Trader Joe's Has a Brother. He's Even Better. -Rebecca Schuman, Slate.com
Calm down, Rebecca, Aldi is not America's best grocery store.
In fact, thanks to Aldi's refusal disclose where any of their products come from without a court order, there's a 30% to 100% chance I've tried horse meat.
So how is it that the crunchy Slate.com found itself in love with Germany's answer to Walmart? Well there's your answer. The only thing more appealing to Prius driving yuppies married to their recycling bins is crap with a European label slapped on it. Look at IKEA. Nothing is less recyclable than entertainment centers made of mashed potato board, and nothing is more disposable than Swedish furniture. Still, there it sits, a parking lot full of hybrids.
Despite Aldi's "organic" reputation, bike friendly shops. and "natural" labels, Aldi is very much a conglomerate, and Trader Joe's is its American offspring.
Don't let the inked hipsters in Hawaiian shirts fool you into think either grocery store is anything less than a capitalistic machine. They found a way to capitalize on image and hope that you never ask where your food comes from.
Have you ever looked at their cellophane sealed produce and thought, "this is too good to be true"? Well, first you should be asking why a company that wraps its produce in cellophane deserves its green reputation.
Trader Joe's parent company, Aldi, is owned by Theo Albrecht, Germany's answer to Sam Walton. He won't tell his consumers where he gets his food, how it's organic (a demarcation only determined by determining it yourself), and how he operates.
There's a reason Trader Joe's is cheap, and what has been exposed about the company's secretive practices exposes the type of grocer you'd expect to buy bottom basement horsemeat from.
In February of 2013 it was exposed that up to 100% of the ground beef in all of Aldi's 8000 stores world wide, including those in the United States, was horse. Yes, horse. I'll say it again. Horse.
However, it may be even worse. Aldi was forced to disclose where it received it's horse meat because it was, well, horse meat. Where the rest of Aldi's and Trader Joe's food comes from is anyone's guess, particularly in the United States. Since regulations surrounding GMO ingredients and organic labeling are grey areas at best, Albrecht's grocery stores take advantage of these loop holes and arbitrary labels.
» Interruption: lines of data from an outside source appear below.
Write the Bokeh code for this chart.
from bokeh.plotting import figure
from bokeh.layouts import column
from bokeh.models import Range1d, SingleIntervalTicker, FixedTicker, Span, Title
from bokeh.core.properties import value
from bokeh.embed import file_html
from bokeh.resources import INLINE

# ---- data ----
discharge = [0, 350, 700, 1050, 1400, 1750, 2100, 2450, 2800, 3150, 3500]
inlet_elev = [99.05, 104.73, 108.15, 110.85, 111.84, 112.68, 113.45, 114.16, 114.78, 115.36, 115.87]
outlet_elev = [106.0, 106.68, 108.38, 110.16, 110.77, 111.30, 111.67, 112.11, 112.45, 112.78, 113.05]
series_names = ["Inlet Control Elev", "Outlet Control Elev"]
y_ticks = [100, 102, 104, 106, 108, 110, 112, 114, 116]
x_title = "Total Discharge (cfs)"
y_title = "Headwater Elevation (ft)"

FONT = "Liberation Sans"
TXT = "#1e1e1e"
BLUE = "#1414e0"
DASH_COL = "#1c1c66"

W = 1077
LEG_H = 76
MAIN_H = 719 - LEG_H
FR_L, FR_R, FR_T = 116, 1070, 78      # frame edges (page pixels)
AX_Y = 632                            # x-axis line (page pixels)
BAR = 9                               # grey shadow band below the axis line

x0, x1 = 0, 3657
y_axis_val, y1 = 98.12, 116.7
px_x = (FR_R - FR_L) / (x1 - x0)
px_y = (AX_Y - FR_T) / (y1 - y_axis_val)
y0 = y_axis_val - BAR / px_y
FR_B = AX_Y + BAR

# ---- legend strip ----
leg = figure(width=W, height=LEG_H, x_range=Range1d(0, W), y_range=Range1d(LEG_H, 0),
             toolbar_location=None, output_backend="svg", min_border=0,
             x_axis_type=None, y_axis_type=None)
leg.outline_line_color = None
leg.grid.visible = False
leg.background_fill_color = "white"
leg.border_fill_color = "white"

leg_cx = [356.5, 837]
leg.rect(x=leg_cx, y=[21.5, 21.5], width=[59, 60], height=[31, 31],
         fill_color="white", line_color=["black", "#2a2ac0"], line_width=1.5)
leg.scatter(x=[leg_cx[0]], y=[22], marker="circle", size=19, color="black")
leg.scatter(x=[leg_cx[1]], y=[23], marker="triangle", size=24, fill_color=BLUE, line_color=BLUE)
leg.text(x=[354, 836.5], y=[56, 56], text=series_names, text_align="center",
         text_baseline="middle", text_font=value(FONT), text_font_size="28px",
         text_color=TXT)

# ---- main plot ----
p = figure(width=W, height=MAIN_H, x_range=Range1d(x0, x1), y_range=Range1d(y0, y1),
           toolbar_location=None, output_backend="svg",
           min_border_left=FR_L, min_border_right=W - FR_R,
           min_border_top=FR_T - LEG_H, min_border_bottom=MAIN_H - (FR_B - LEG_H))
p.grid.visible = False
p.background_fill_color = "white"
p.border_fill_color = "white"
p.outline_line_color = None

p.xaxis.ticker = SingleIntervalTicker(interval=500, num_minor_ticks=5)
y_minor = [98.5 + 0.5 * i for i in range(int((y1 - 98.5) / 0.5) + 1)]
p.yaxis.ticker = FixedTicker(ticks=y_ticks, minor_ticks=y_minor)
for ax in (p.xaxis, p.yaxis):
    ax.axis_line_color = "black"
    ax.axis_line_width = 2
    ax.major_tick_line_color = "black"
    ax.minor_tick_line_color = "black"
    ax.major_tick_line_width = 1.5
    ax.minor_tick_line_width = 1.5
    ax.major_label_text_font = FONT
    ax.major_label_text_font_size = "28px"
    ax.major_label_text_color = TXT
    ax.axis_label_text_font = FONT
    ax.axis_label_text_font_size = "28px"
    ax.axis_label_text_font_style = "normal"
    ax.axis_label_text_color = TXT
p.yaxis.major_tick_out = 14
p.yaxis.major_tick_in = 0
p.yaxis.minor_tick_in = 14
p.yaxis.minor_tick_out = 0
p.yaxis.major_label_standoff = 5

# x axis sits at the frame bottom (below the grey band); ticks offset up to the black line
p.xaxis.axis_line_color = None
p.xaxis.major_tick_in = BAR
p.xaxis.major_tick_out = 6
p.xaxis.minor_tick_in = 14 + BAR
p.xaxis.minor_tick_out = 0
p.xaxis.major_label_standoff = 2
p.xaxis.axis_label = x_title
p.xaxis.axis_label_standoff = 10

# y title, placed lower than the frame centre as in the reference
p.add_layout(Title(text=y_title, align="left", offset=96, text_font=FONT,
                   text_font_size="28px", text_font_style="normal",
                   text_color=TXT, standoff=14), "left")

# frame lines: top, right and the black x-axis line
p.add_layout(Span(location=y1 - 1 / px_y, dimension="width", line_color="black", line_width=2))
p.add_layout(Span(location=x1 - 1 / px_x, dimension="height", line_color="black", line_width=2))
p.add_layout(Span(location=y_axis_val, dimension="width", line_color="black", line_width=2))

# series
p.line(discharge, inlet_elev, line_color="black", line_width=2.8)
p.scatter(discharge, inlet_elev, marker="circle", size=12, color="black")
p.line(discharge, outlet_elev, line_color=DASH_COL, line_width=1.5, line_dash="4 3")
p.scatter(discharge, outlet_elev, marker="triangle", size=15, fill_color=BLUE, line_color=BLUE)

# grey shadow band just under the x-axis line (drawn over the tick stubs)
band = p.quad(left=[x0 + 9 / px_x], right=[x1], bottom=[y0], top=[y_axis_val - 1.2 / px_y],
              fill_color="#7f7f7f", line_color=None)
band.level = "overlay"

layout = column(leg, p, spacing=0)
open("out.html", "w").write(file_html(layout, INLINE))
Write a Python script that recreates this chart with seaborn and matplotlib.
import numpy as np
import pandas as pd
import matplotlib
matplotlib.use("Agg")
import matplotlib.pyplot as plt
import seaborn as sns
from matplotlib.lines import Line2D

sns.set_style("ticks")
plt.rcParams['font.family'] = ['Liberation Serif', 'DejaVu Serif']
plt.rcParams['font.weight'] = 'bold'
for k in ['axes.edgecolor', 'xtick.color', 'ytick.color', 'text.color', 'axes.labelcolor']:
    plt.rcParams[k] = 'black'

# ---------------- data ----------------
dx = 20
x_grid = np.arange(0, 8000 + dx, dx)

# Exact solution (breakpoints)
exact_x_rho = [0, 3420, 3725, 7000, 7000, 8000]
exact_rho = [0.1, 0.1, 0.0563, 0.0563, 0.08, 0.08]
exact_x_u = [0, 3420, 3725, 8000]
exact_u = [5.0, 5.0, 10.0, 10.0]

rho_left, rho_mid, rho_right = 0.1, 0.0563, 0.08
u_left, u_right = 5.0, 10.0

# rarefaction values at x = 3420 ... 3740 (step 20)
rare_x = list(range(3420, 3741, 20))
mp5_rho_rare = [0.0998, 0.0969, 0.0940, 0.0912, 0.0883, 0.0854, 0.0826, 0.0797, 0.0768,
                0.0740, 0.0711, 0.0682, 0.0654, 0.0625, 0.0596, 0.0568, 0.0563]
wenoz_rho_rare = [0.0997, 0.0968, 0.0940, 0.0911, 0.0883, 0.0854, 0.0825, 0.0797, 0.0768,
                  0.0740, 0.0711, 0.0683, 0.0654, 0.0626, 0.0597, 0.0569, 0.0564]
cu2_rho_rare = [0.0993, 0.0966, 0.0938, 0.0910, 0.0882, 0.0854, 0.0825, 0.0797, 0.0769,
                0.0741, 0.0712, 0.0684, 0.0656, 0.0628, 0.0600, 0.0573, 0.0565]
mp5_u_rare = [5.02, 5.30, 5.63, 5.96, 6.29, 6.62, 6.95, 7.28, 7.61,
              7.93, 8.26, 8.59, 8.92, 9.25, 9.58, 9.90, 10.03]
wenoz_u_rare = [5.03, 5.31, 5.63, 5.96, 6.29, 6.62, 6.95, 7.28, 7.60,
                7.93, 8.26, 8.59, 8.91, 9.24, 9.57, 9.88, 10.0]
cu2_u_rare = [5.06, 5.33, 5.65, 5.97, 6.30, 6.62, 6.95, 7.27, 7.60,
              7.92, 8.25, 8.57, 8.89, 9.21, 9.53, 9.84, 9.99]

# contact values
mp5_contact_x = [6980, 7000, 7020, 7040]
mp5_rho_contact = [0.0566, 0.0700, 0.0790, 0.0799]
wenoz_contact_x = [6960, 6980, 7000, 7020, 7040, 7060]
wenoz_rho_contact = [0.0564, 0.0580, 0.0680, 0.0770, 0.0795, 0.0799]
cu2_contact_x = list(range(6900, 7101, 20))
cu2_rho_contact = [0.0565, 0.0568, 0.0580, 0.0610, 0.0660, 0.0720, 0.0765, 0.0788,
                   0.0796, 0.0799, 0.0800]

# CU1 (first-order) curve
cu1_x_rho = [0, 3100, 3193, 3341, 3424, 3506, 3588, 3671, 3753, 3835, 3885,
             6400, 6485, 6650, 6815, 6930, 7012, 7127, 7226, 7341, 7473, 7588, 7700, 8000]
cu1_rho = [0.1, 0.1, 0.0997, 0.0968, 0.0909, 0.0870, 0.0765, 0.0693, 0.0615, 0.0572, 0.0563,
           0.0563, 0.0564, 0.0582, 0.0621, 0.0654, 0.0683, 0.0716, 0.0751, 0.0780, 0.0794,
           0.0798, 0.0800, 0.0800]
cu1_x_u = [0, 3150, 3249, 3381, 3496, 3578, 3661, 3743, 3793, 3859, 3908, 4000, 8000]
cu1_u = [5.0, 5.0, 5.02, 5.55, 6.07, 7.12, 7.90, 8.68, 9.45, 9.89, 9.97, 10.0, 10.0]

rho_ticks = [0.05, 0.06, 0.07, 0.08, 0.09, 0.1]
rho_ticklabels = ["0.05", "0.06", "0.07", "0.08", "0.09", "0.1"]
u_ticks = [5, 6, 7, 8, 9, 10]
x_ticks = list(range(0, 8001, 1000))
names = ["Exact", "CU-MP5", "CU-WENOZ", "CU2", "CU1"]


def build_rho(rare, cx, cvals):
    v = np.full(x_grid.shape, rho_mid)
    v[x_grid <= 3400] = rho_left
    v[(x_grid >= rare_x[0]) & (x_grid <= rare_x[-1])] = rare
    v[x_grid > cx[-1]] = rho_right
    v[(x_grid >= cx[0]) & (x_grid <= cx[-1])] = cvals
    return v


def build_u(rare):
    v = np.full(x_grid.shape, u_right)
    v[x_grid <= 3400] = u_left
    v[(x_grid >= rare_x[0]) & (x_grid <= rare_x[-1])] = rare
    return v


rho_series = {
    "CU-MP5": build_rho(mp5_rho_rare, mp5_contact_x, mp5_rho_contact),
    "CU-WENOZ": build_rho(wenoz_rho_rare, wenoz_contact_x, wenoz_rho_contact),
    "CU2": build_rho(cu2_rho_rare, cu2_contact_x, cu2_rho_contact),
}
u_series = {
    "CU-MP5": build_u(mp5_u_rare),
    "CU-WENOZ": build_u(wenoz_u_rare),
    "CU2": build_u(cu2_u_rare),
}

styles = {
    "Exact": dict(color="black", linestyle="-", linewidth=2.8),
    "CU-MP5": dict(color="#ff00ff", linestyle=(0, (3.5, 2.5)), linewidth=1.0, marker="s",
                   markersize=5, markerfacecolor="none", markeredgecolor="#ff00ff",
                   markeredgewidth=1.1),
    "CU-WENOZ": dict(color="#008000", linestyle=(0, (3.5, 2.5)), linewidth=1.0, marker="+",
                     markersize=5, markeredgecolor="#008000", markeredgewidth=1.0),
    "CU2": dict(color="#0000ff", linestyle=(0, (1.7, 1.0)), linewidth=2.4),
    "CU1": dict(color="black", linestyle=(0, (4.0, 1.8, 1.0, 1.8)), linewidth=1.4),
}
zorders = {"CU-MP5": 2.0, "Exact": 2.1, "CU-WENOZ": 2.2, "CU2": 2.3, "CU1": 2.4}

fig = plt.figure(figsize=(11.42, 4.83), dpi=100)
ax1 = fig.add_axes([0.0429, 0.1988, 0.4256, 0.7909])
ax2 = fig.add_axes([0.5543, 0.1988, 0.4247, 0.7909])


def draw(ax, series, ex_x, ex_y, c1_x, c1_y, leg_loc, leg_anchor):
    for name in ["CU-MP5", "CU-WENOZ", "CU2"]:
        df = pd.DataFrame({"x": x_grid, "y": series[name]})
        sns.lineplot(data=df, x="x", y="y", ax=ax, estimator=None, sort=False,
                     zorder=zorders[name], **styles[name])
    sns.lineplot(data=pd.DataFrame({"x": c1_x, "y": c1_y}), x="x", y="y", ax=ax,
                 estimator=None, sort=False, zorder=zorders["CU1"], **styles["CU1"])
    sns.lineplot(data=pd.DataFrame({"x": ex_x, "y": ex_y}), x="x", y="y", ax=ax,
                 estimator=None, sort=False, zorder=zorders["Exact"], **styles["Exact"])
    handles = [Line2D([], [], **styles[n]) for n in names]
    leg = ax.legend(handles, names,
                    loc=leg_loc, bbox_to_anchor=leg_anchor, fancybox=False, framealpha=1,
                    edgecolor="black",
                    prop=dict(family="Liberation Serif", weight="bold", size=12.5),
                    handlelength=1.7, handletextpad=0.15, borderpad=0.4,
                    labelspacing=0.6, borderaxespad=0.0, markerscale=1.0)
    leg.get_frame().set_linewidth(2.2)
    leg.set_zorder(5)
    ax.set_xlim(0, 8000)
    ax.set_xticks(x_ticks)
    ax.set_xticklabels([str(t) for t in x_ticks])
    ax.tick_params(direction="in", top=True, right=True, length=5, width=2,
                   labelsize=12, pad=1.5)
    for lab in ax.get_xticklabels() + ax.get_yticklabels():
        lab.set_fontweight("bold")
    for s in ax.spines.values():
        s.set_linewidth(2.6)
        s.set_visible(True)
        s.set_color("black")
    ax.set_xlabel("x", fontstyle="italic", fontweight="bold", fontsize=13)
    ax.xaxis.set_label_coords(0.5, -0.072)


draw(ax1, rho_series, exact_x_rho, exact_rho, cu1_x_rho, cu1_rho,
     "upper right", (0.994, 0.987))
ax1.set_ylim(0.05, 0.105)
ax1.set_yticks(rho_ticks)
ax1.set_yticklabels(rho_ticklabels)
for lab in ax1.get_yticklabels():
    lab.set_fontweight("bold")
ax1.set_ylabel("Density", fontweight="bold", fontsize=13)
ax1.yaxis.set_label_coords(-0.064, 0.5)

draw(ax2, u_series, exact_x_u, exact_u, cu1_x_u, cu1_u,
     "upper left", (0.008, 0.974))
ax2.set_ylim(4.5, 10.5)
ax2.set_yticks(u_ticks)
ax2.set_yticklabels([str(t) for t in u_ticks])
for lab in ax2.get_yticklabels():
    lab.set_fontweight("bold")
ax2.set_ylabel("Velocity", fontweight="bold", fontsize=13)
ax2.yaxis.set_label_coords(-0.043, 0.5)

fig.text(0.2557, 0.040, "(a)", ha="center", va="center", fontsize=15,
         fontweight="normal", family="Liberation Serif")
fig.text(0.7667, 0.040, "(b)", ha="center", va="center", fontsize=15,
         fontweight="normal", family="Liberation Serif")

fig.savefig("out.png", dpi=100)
The truth is, Aldi and Trader Joe's probably won't kill you. Neither will horse meat. In suburban food islands where the only alternatives are big box grocers who don't even pretend to care, a blind eye is understandable.
But for urbanites, particularly in Philadelphia, Reading Terminal Market and the Italian Market source a bevy of affordable meat and produce that comes with its own local resume. As for Schuman's recent rave about Aldi's amazingly cheap prices, sorry, the dream ends with your receipt.